• THE REQUEST:
In the listing below, locate the line with "Convert this diagram to TikZ code." and the line with "(0,0) rectangle (1302,982);", then output both and everything between them exactly, minus any pictures.

• PROVIDED DATA:
········

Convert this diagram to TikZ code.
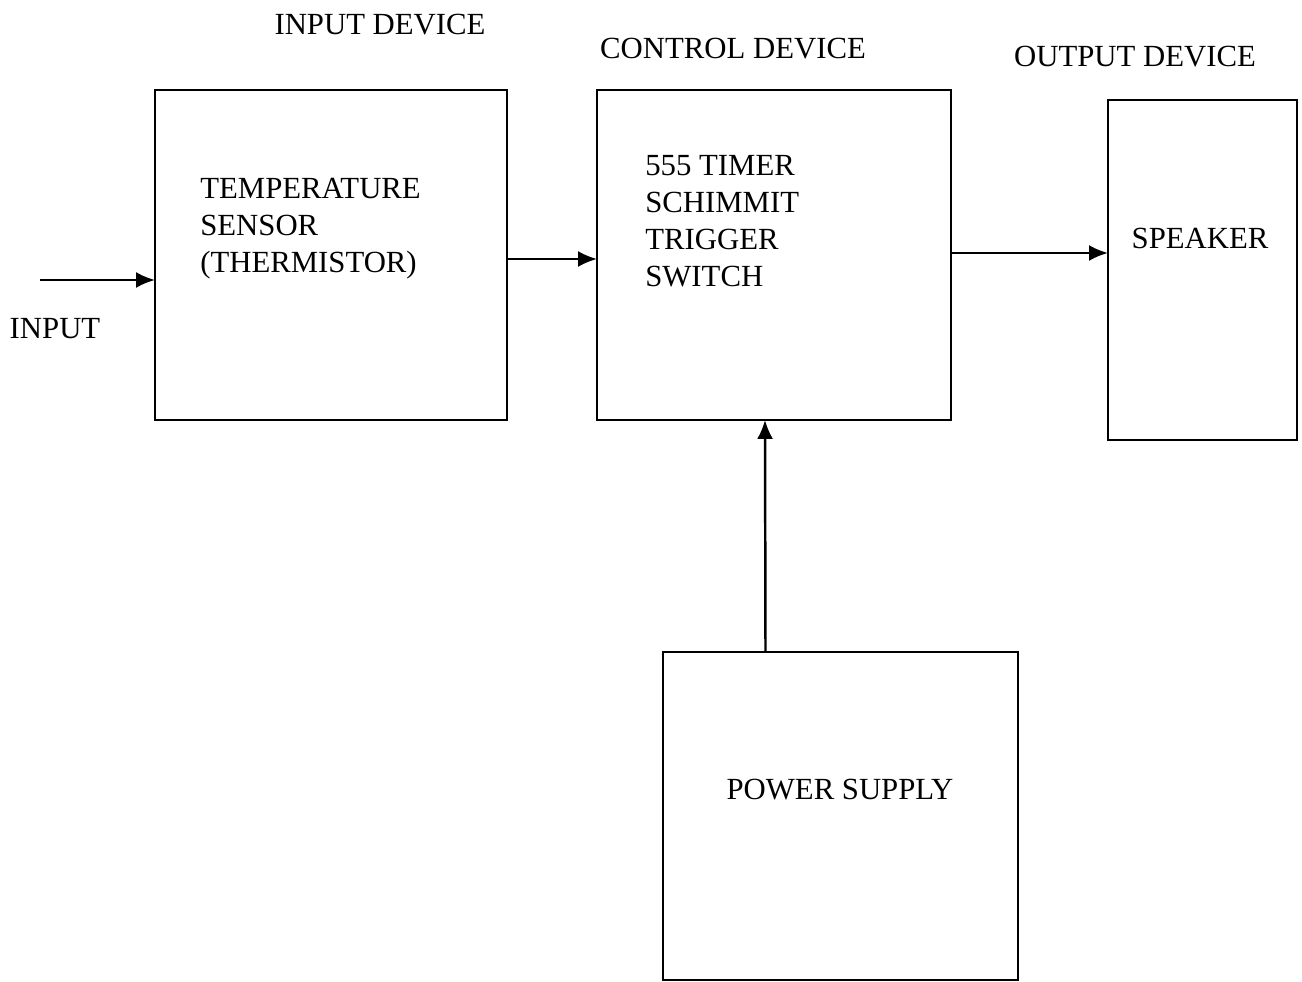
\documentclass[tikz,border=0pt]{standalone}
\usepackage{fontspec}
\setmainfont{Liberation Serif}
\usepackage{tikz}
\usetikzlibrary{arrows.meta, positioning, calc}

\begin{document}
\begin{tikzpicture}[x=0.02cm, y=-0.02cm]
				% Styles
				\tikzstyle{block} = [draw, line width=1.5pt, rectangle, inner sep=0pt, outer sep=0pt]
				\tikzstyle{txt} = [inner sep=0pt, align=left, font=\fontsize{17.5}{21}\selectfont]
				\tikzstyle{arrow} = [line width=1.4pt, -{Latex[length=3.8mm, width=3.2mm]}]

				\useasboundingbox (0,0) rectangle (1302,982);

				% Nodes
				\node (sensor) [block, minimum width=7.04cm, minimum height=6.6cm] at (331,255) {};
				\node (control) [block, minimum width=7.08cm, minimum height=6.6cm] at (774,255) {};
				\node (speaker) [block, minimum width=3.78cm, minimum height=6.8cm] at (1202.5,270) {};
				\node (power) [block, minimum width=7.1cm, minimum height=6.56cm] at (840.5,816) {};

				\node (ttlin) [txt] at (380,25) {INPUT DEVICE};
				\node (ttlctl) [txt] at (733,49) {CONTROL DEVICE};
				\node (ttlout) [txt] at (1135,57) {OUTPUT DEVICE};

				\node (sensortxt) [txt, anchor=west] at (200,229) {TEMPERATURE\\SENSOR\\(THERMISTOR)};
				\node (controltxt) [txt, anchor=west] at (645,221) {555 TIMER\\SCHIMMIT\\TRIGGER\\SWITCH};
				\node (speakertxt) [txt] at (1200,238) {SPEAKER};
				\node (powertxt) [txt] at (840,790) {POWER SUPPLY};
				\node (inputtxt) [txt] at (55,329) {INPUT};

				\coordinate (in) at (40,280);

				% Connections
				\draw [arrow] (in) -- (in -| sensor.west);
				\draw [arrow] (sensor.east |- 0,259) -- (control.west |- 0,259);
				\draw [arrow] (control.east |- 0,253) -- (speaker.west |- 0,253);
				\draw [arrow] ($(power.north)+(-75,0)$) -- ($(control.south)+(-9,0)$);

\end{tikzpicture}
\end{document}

········

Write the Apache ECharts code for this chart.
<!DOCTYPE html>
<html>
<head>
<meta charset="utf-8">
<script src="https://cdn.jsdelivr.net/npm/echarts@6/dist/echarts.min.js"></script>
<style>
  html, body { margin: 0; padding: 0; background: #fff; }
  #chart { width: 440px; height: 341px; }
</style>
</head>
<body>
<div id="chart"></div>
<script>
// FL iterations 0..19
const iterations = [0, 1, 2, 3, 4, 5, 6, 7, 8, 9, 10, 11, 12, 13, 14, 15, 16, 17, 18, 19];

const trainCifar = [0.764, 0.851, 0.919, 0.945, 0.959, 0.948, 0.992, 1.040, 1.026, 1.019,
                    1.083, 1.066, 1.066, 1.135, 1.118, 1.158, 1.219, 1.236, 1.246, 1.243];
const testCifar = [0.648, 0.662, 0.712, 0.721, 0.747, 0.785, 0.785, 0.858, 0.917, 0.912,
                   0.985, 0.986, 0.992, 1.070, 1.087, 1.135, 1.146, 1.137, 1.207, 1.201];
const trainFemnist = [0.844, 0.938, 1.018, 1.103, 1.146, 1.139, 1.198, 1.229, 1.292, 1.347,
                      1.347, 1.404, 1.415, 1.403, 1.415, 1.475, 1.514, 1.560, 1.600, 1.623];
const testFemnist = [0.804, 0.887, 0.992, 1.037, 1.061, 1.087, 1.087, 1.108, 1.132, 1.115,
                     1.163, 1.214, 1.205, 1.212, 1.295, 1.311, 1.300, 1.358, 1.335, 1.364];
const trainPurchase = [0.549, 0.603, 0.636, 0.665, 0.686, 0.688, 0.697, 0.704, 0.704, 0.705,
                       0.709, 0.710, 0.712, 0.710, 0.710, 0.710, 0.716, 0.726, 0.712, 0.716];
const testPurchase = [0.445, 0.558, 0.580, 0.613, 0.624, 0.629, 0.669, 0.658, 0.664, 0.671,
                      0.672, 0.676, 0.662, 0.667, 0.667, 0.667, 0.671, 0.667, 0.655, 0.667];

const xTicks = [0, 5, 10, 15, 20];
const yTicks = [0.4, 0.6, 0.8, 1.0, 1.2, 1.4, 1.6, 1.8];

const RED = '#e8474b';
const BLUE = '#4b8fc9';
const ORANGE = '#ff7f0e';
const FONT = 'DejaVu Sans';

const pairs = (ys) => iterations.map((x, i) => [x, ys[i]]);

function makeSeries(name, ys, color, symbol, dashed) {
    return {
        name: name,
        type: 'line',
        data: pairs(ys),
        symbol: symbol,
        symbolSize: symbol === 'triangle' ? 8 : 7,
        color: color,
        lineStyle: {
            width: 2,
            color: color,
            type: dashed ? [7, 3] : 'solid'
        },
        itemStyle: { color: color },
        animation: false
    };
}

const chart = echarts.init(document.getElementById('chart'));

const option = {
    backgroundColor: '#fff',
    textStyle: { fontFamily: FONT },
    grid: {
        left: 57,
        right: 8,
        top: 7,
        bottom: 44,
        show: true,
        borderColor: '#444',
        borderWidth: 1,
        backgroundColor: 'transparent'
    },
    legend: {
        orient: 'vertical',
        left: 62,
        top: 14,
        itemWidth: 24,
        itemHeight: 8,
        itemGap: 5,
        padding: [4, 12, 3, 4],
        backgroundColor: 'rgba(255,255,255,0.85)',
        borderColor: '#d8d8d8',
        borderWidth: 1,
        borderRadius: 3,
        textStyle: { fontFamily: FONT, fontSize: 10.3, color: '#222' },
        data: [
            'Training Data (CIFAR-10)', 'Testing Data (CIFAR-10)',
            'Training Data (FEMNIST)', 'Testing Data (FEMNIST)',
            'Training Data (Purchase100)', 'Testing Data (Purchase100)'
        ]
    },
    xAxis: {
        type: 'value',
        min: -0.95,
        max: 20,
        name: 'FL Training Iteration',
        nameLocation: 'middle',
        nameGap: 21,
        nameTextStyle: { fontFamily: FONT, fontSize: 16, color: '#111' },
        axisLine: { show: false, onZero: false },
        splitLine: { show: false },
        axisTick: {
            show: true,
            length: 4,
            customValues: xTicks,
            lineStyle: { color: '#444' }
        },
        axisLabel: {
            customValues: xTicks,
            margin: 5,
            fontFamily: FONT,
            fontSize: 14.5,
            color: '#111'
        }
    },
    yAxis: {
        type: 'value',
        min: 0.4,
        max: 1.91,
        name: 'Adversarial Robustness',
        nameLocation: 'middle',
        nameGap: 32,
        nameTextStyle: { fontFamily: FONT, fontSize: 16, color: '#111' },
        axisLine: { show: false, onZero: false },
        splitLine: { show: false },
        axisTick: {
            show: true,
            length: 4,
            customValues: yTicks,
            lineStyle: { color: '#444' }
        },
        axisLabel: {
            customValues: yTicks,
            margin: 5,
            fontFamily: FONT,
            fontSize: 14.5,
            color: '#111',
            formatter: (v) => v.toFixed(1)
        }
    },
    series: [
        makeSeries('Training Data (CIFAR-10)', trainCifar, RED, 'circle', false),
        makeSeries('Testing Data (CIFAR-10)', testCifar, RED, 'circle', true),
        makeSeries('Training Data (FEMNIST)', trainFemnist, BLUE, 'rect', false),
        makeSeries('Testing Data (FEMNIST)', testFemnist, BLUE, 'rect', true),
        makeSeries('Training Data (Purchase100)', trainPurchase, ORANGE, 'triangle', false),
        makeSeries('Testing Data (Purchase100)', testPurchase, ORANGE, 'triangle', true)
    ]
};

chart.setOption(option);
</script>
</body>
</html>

········

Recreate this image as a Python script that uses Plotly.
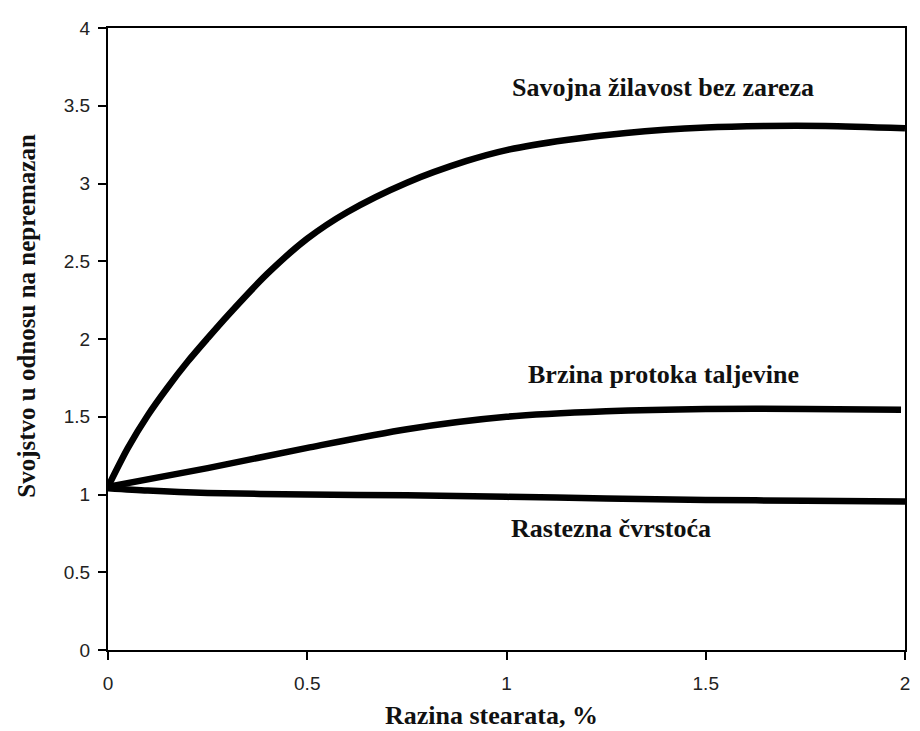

········

• RESPONSE FOR THIS EXERCISE:
Convert this diagram to TikZ code.
\documentclass[tikz,border=0pt]{standalone}
\usepackage{fontspec}
\setmainfont{Liberation Serif}
\usepackage{tikz}
\usetikzlibrary{arrows.meta, positioning, calc}

\begin{document}
\begin{tikzpicture}[x=0.02cm, y=-0.02cm]
				% Styles
				\tikzstyle{block} = [draw, line width=1.5pt, rectangle, inner sep=0pt, outer sep=0pt]
				\tikzstyle{txt} = [inner sep=0pt, align=left, font=\fontsize{17.5}{21}\selectfont]
				\tikzstyle{arrow} = [line width=1.4pt, -{Latex[length=3.8mm, width=3.2mm]}]

				\useasboundingbox (0,0) rectangle (1302,982);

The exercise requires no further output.